When he had, he offered her a hand to help her down, and before she’d considered whether or not it was wise to take it, Jenn did.
But that physical contact didn’t help her already jumbled thoughts because the moment her hand connected with his much larger, callused one, more of that odd tingling sensation began, shooting all the way up her arm this time.
The reaction didn’t make any more sense to her now than it had when she’d experienced it as a result of nothing more than his gaze. The only conclusion she could come to to explain it was that something purely elemental, something perfectly primitive, was afoot.
But why now and not when he’d placed a steadying hand to her shoulder at his brother’s office when she’d tried to sit up and felt faint?
In the office there hadn’t been bare skin against bare skin the way there was now…?.
Jenn was tempted to indulge in the feeling, to let her hand stay nestled within his, to go on letting the heat of that naked flesh seep into every pore.
But the temptation—along with the pleasure that was skittering all through her—was also very alarming. After all, this man was a stranger to her and certainly the circumstances they were currently in—or at least the circumstances she was currently in—were not conducive to any kind of attraction between them.
So the moment her feet were firmly planted on the ground she pulled her hand out of his as if she’d just been singed by hot coals. For surely it seemed as if she was just as likely to get burned.
If Matt noticed anything amiss in her withdrawal, he didn’t show it. He just stepped around her and grabbed her suitcase and purse from the truck’s bench seat.
Then he closed the door, turned to face the house and said, “Ladies first,” in a friendly way that held no hint that he’d had the same response to her that she’d had to him.
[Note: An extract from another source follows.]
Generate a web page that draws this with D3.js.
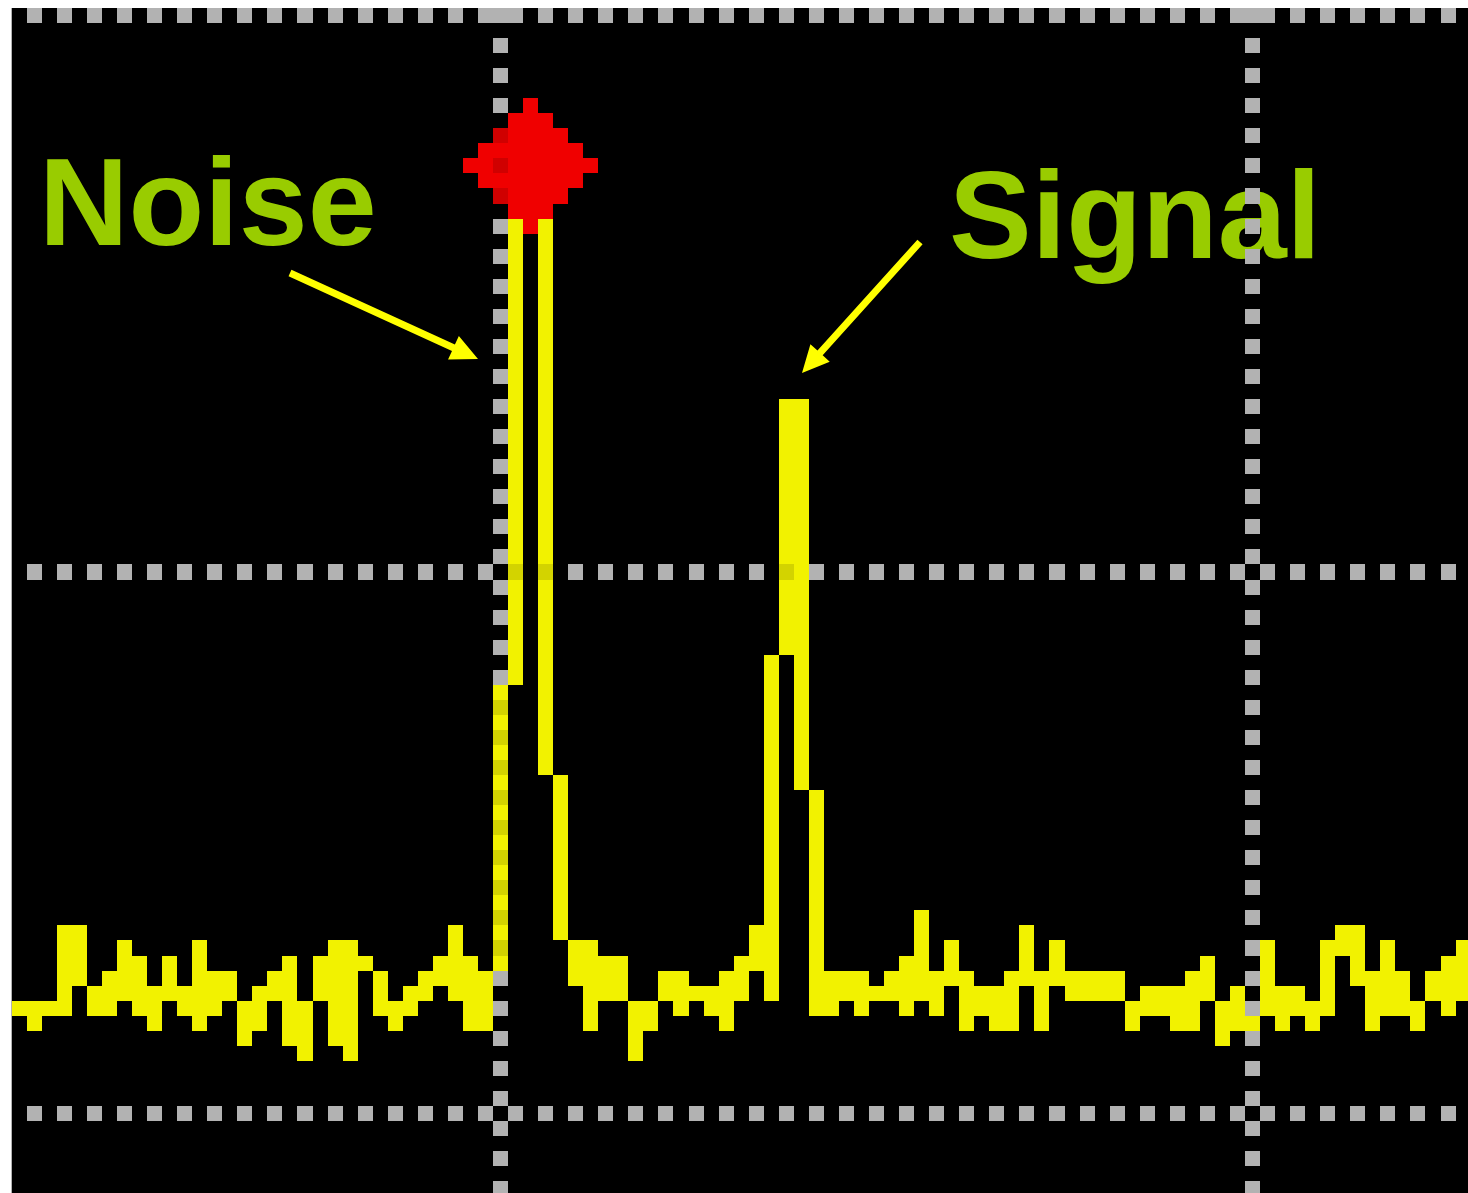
<!DOCTYPE html>
<html><head><meta charset="utf-8">
<script src="https://cdn.jsdelivr.net/npm/d3@7"></script>
<style>html,body{margin:0;padding:0;background:#fff;overflow:hidden}svg{display:block}</style>
</head><body>
<script>
// ---- data (levels counted in screen-pixel steps above the bottom graticule line) ----
const sampleIndex = d3.range(97);
const traceHigh = [7,7,7,12,12,8,9,11,10,8, 10,8,11,9,9,7,8,9,10,7, 10,11,11,10,9,7,8,9,10,12,
  10,9,28,59,59,59,22,11,11,10, 10,7,7,9,9,8,8,9,10,12, 30,47,47,21,9,9,9,8,9,10,
  13,9,11,9,8,8,9,12,9,11, 9,9,9,9,7,8,8,8,9,10, 7,8,6,11,8,8,7,11,12,12, 9,11,9,7,9,10,11];
const traceLow = [7,6,7,7,9,7,7,8,7,6, 8,7,6,7,8,5,6,8,5,4, 8,5,4,10,7,6,7,8,9,8,
  6,6,10,29,59,23,12,9,6,8, 8,4,6,8,7,8,7,6,8,10, 8,31,22,7,7,8,7,8,8,7,
  8,7,9,6,7,6,6,9,6,9, 8,8,8,8,6,7,7,6,6,8, 5,6,6,7,6,7,6,7,11,9, 6,7,7,6,8,7,8];
const markerIndex = 34, markerLevel = 63, markerRadius = 4;
const gridLevels = [73, 36, 0];      // horizontal graticule lines
const gridSamples = [32, 82];        // vertical graticule lines
const labels = [
  {text: "Noise", x: 39, y: 245, from: [290, 273], to: [478, 359]},
  {text: "Signal", x: 949, y: 258, from: [920, 242], to: [802, 373]}
];

// ---- layout ----
const W = 1468, H = 1193;
const cell = 15.04, x0 = 11.7, y0 = 8, nCols = 97, nRows = 79;
const x = d3.scaleLinear().domain([0, nCols]).range([x0, x0 + nCols * cell]);
const y = d3.scaleLinear().domain([73, 73 - nRows]).range([y0, y0 + nRows * cell]);

const GRAY = "#b2b2b2", YEL = "#f2f200", YEL_D = "#d3d300", RED = "#f00000", RED_D = "#d00000";

const svg = d3.select("body").append("svg").attr("width", W).attr("height", H);
svg.append("rect").attr("width", W).attr("height", H).attr("fill", "#fff");
const plot = svg.append("g");
plot.append("rect").attr("x", x(0)).attr("y", y(73)).attr("width", W - x(0)).attr("height", H - y(73)).attr("fill", "#000");

// labels
plot.selectAll("text.lab").data(labels).join("text").attr("class", "lab")
  .attr("x", d => d.x).attr("y", d => d.y)
  .attr("font-family", "'Liberation Sans', Arial, sans-serif").attr("font-weight", "bold")
  .attr("font-size", 124).attr("fill", "#99cc00").text(d => d.text);

// graticule cells
const isGrid = (c, L) => {
  const row = 73 - L;
  return (gridLevels.includes(L) && c % 2 === 1) || (gridSamples.includes(c) && row % 2 === 0);
};
const gridCells = [];
for (let c = 0; c < nCols; c++) for (let r = 0; r < nRows; r++) {
  const L = 73 - r;
  if (isGrid(c, L)) gridCells.push({c, L});
}
const cg = plot.append("g").attr("shape-rendering", "crispEdges");
cg.selectAll("rect.g").data(gridCells).join("rect").attr("class", "g")
  .attr("x", d => x(d.c)).attr("y", d => y(d.L))
  .attr("width", d => x(d.c + 1) - x(d.c)).attr("height", d => y(d.L - 1) - y(d.L))
  .attr("fill", GRAY);

// trace cells
const traceCells = [];
sampleIndex.forEach(i => {
  for (let L = traceLow[i]; L <= traceHigh[i]; L++) traceCells.push({c: i, L});
});
cg.selectAll("rect.t").data(traceCells).join("rect").attr("class", "t")
  .attr("x", d => x(d.c)).attr("y", d => y(d.L))
  .attr("width", d => x(d.c + 1) - x(d.c)).attr("height", d => y(d.L - 1) - y(d.L))
  .attr("fill", d => isGrid(d.c, d.L) ? YEL_D : YEL);

// marker diamond
const mCells = [];
for (let dc = -markerRadius; dc <= markerRadius; dc++)
  for (let dl = -markerRadius; dl <= markerRadius; dl++)
    if (Math.abs(dc) + Math.abs(dl) <= markerRadius) mCells.push({c: markerIndex + dc, L: markerLevel + dl});
cg.selectAll("rect.m").data(mCells).join("rect").attr("class", "m")
  .attr("x", d => x(d.c)).attr("y", d => y(d.L))
  .attr("width", d => x(d.c + 1) - x(d.c)).attr("height", d => y(d.L - 1) - y(d.L))
  .attr("fill", d => isGrid(d.c, d.L) ? RED_D : RED);

// arrows
function arrowPath(a, b, sw = 7, hl = 27, hw = 13) {
  const dx = b[0] - a[0], dy = b[1] - a[1], len = Math.hypot(dx, dy);
  const ux = dx / len, uy = dy / len, px = -uy, py = ux;
  const bx = b[0] - ux * hl, by = b[1] - uy * hl;
  const p = [
    [a[0] + px * sw / 2, a[1] + py * sw / 2], [bx + px * sw / 2, by + py * sw / 2],
    [bx + px * hw, by + py * hw], b, [bx - px * hw, by - py * hw],
    [bx - px * sw / 2, by - py * sw / 2], [a[0] - px * sw / 2, a[1] - py * sw / 2]
  ];
  return "M" + p.map(q => q.join(",")).join("L") + "Z";
}
plot.selectAll("path.arr").data(labels).join("path").attr("class", "arr")
  .attr("d", d => arrowPath(d.from, d.to)).attr("fill", "#ffff00");
</script>
</body></html>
But then, why would something as innocuous as their hands touching affect him the way it had affected her? It was only things in her head that were haywire.
Accepting that as a fact she couldn’t do anything about at the moment, Jenn opted for ignoring it and took the lead to the house, being careful not to slip on the walkway that had been shoveled at some point but was once again covered in snow.
When they reached the double front doors with their elaborate ovals of stained glass in the top halves, Matt went ahead of her to open one for her.
“There you go,” he said to urge her inside.
Jenn stepped into a big brightly lit foyer and felt a blast of heat that chased the chill back outside before Matt closed the door.
“We’ve missed supper by now,” he said then. “So how about I show you to your room and give you half an hour to settle in? Then we can meet in the kitchen and I’ll rustle us up something to eat.”
There were voices coming from somewhere toward the rear of the house and what sounded like post-meal cleanup. No one was in sight but Jenn was having another of those informational blips about who those voices likely belonged to.
Not that they seemed familiar, but for some reason she had a pretty good idea of who lived in this house.
She opted for keeping it to herself though and merely said, “That sounds good.”
Matt pointed his dimpled chin to the left where Jenn was reasonably certain a hallway that matched the one on the right would take her to the left wing she’d seen from outside. “I’ll put you up in the room next to mine. It’s straight down there, the third door.”
Again he waited for her to precede him.